Дуновение из-за кулис. Записки драматурга - стр. 14
Через коллегию адвокатов я разыскал Изместьеву и побывал у нее на площади Льва Толстого, в комнате коммунальной квартиры. Она разрешила мне писать сценарий по мотивам этой истории и дополнила ее кое-какими подробностями, но в разговоре за пределы юридической стороны дела, несмотря на все мои усилия, не выходила. Как всегда, не хватало деталей, и я попытался найти материалы процесса – сначала в Военном Трибунале, потом в Управлении Октябрьской железной дороги – но безуспешно. Участников судебного заседания тоже разыскать не удалось. И не мудрено: как потом выяснилось, Изместьева в своем очерке изменила их фамилии. Оставалось собирать кое-какие материалы в библиотеке и архиве Музея истории города, листать старые газеты и бродить по Варшавскому вокзалу, а затем по маршруту конвоя (по Обводному каналу, Боровой и Марата), вызывая в воображении голоса участников давней драмы.

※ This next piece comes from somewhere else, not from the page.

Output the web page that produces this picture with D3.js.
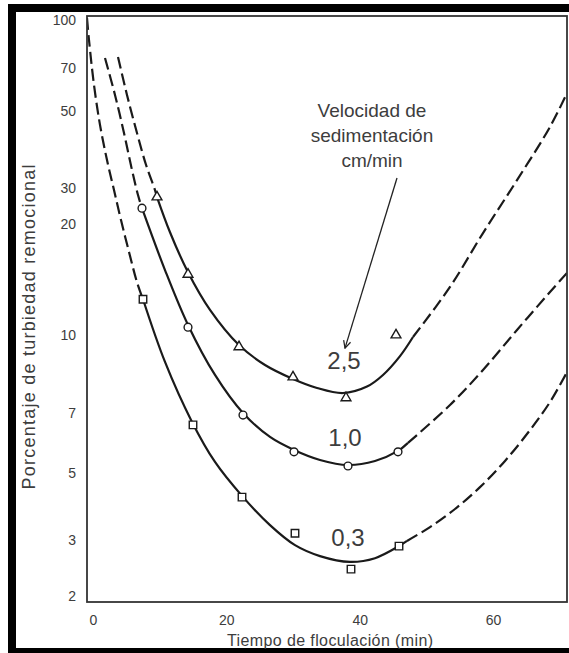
<!doctype html>
<html>
<head>
    <meta charset="utf-8">
    <title>Porcentaje de turbiedad remocional</title>
    <script src="https://cdn.jsdelivr.net/npm/d3@7"></script>
    <style>
        body { margin: 0; background: #fff; }
        svg { display: block; }
        text { font-family: "Liberation Sans", Arial, sans-serif; fill: #3d3d3d; }
    </style>
</head>
<body>
<div id="plot"></div>
<script>
// puntos medidos: tiempo de floculacion (min) y porcentaje de turbiedad
var tTriangulos = [9.6, 14.25, 21.9, 30, 37.95, 45.45];
var vTriangulos = [27.1, 14.6, 9.47, 8.25, 7.5, 10.0];
var tCirculos = [7.35, 14.25, 22.5, 30.15, 38.25, 45.75];
var vCirculos = [23.9, 10.5, 6.92, 5.63, 5.2, 5.63];
var tCuadrados = [7.5, 15, 22.35, 30.3, 38.7, 45.9];
var vCuadrados = [12.5, 6.55, 4.16, 3.16, 2.43, 2.87];

// curvas trazadas [tiempo, porcentaje]: tramo punteado izq, continuo, punteado der
var curva25Izq = [[3.75, 76], [5.1, 56.7], [6.6, 43.2], [7.95, 35], [9.3, 29.3], [9.6, 27.1]];
var curva25 = [[9.6, 27.1], [11.55, 19.0], [14.25, 14.8], [17.55, 11.7], [21.9, 9.55], [25.8, 8.72],
    [30, 8.18], [33.6, 7.85], [37.5, 7.67], [41.1, 7.9], [43.5, 8.33], [46.05, 9.08], [48, 9.91]];
var curva25Der = [[48, 9.91], [53.55, 13.5], [58.5, 18.9], [63.6, 31.6], [68.55, 45], [71.1, 57.5]];

var curva10Izq = [[1.8, 75.4], [3.3, 56.7], [4.65, 43.2], [5.85, 33.8], [6.75, 27.7], [7.35, 23.9]];
var curva10 = [[7.35, 23.9], [10.8, 15.0], [14.25, 10.65], [18.3, 8.33], [22.5, 7.0], [26.55, 6.12],
    [30.15, 5.69], [34.05, 5.38], [38.25, 5.23], [42.3, 5.35], [45.75, 5.66], [47.25, 5.92]];
var curva10Der = [[47.25, 5.92], [53.55, 7.26], [58.5, 8.52], [63.6, 10.32], [68.55, 13.08], [71.1, 14.73]];

var curva03Izq = [[-0.9, 101.5], [-0.6, 86.2], [0.15, 61.3], [1.05, 45.6], [2.1, 36.1], [3.15, 29.3],
    [4.2, 20.9], [5.4, 16.8], [6.6, 13.9], [7.5, 12.5]];
var curva03 = [[7.5, 12.5], [10.8, 8.84], [14.85, 6.66], [18.3, 5.32], [22.35, 4.2], [26.55, 3.36],
    [30.3, 2.89], [34.05, 2.67], [38.55, 2.56], [42.3, 2.63], [45.9, 2.87], [47.1, 2.98]];
var curva03Der = [[47.1, 2.98], [50.55, 3.31], [54.3, 3.8], [58.05, 4.49], [61.8, 5.35], [65.55, 6.36],
    [68.55, 7.36], [71.1, 8.44]];

// etiquetas
var etiquetasVelocidad = ["2,5", "1,0", "0,3"];
var posEtiquetas = [[37.65, 8.92], [37.8, 6.12], [38.25, 3.07]];
var tituloLeyenda = ["Velocidad de", "sedimentación", "cm/min"];
var xTicks = [0, 20, 40, 60];
var yTicks = [2, 3, 5, 7, 10, 20, 30, 50, 70, 100];

var W = 569, H = 653;
var pLeft = 87, pRight = 567, pTop = 16, pBottom = 602;

var svg = d3.select('#plot').append('svg')
    .attr('width', W)
    .attr('height', H);

var x = d3.scaleLinear().domain([0, 60]).range([93, 493]);
// el eje original no es logaritmico regular: escala log por tramos entre las marcas
var y = d3.scaleLog().domain(yTicks).range([596, 540, 473, 413, 335, 224, 188, 111, 68, 20]);

// marco negro de la figura
svg.append('rect').attr('x', 8).attr('y', 4).attr('width', W - 8).attr('height', 8).attr('fill', '#000');
svg.append('rect').attr('x', 8).attr('y', 4).attr('width', 8).attr('height', H - 4).attr('fill', '#000');
svg.append('rect').attr('x', 8).attr('y', 648).attr('width', W - 8).attr('height', 5).attr('fill', '#000');

svg.append('clipPath').attr('id', 'clip')
    .append('rect')
    .attr('x', pLeft).attr('y', pTop)
    .attr('width', pRight - pLeft).attr('height', pBottom - pTop);

var linea = d3.line()
    .x(function(d) { return x(d[0]); })
    .y(function(d) { return y(d[1]); })
    .curve(d3.curveCatmullRom.alpha(0.5));

var g = svg.append('g').attr('clip-path', 'url(#clip)');

[curva25Izq, curva25Der, curva10Izq, curva10Der, curva03Izq, curva03Der].forEach(function(c) {
    g.append('path')
        .attr('d', linea(c))
        .attr('fill', 'none')
        .attr('stroke', '#1a1a1a')
        .attr('stroke-width', 2.2)
        .attr('stroke-dasharray', '12,5');
});
[curva25, curva10, curva03].forEach(function(c) {
    g.append('path')
        .attr('d', linea(c))
        .attr('fill', 'none')
        .attr('stroke', '#1a1a1a')
        .attr('stroke-width', 2.2);
});

// marco del grafico
svg.append('rect')
    .attr('x', pLeft).attr('y', pTop)
    .attr('width', pRight - pLeft).attr('height', pBottom - pTop)
    .attr('fill', 'none')
    .attr('stroke', '#333')
    .attr('stroke-width', 1.8);

function marcas(ts, vs, tipo, size) {
    var sym = d3.symbol().type(tipo).size(size);
    svg.append('g').selectAll('path')
        .data(ts)
        .enter().append('path')
        .attr('transform', function(d, i) { return 'translate(' + x(d) + ',' + y(vs[i]) + ')'; })
        .attr('d', sym)
        .attr('fill', '#fff')
        .attr('stroke', '#1a1a1a')
        .attr('stroke-width', 1.4);
}
marcas(tTriangulos, vTriangulos, d3.symbolTriangle, 42);
marcas(tCirculos, vCirculos, d3.symbolCircle, 48);
marcas(tCuadrados, vCuadrados, d3.symbolSquare, 56);

// ejes (solo etiquetas)
var yAxis = svg.append('g')
    .attr('transform', 'translate(' + pLeft + ',0)')
    .call(d3.axisLeft(y).tickValues(yTicks).tickFormat(d3.format('d')).tickSize(0).tickPadding(11));
var xAxis = svg.append('g')
    .attr('transform', 'translate(0,' + pBottom + ')')
    .call(d3.axisBottom(x).tickValues(xTicks).tickSize(0).tickPadding(13));
[yAxis, xAxis].forEach(function(a) {
    a.select('.domain').remove();
    a.selectAll('text')
        .attr('fill', '#3d3d3d')
        .style('font-size', '14px')
        .style('font-family', '"Liberation Sans", Arial, sans-serif');
});

svg.append('text')
    .attr('x', 330).attr('y', 646)
    .attr('text-anchor', 'middle')
    .attr('textLength', 206)
    .style('font-size', '16px')
    .text('Tiempo de floculación (min)');

svg.append('text')
    .attr('transform', 'translate(35,327) rotate(-90)')
    .attr('text-anchor', 'middle')
    .attr('textLength', 325)
    .style('font-size', '18px')
    .text('Porcentaje de turbiedad remocional');

// etiquetas de velocidad
svg.append('g').selectAll('text')
    .data(etiquetasVelocidad)
    .enter().append('text')
    .attr('x', function(d, i) { return x(posEtiquetas[i][0]); })
    .attr('y', function(d, i) { return y(posEtiquetas[i][1]); })
    .attr('dy', '0.36em')
    .attr('text-anchor', 'middle')
    .style('font-size', '24px')
    .text(function(d) { return d; });

// titulo de la leyenda y flecha
var leyenda = svg.append('text')
    .attr('x', x(41.85))
    .attr('y', y(42.7))
    .attr('text-anchor', 'middle')
    .style('font-size', '19px');
leyenda.selectAll('tspan')
    .data(tituloLeyenda)
    .enter().append('tspan')
    .attr('x', x(41.85))
    .attr('dy', function(d, i) { return i === 0 ? '-0.95em' : '1.32em'; })
    .text(function(d) { return d; });

svg.append('defs').append('marker')
    .attr('id', 'punta')
    .attr('viewBox', '0 0 10 10')
    .attr('refX', 9).attr('refY', 5)
    .attr('markerWidth', 9).attr('markerHeight', 9)
    .attr('markerUnits', 'userSpaceOnUse')
    .attr('orient', 'auto')
    .append('path')
    .attr('d', 'M1,1 L9,5 L1,9')
    .attr('fill', 'none')
    .attr('stroke', '#222')
    .attr('stroke-width', 1.4);

svg.append('line')
    .attr('x1', x(45.6)).attr('y1', y(32.06))
    .attr('x2', x(37.8)).attr('y2', y(9.42))
    .attr('stroke', '#222')
    .attr('stroke-width', 1.3)
    .attr('marker-end', 'url(#punta)');
</script>
</body>
</html>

С самого начала было ясно, что это будет фильм-дискуссия, где столкнутся две жизненные позиции, две идеологии, причем обе стороны будут сильны, доказательны, непримиримы. Однако двухполюсное противостояние грозило обернуться черно-белой, заведомо понятной риторикой. Не хватало еще одной яркой жизненной позиции, характерной, на мой взгляд, для тех дней и тех лет. Так в замысле помимо председателя суда Шевлякова и адвоката Кислицыной появился пожилой адвокат Темин, в прошлом знаменитый и преуспевающий, а теперь истощенный, сломленный человек с жалкими остатками былой импозантности и остроумия. Что такое социалистическая законность он хорошо усвоил в довоенные годы, а теперь и тем более не видит смысла ни в суде, ни в защите, так как в этом городе, по его мнению, все – и судьи и осужденные – в равной степени обречены. Их равное положение в конвое, идущем по городу, лишь подтверждает это. Остальные участники шествия, а их всего девять, независимо от того говорят они или молчат, по-своему участвуют в споре, отражая разные грани блокадного мироощущения.
Нет, замысел, обрастая сюжетными, концептуальными и психологическими подробностями, явно сулил большие возможности. В моем воображении возникала картина, равная по накалу страстей чему-нибудь вроде «Двенадцати рассерженных мужчин» – такая же жесткая и бескомпромиссная по манере игры и режиссерскому решению. Мне казалось, что умный и талантливый постановщик выйдет за временные и событийные рамки, сделает фильм не только лишь о блокаде, а мировоззренчески более широкий – о личности и государстве. Все мы были тогда наивны и самонадеянны.
Заявка на фильм «Высшая мера» побывала в двух киностудиях. На «Ленфильме» ответили, что снимается киноэпопея по роману Чаковского и тема, по крайней мере, на ближайшие десять лет закрыта. «Мосфильм» же счел предложенную историю слишком «местной» или, как сейчас говорят, «региональной».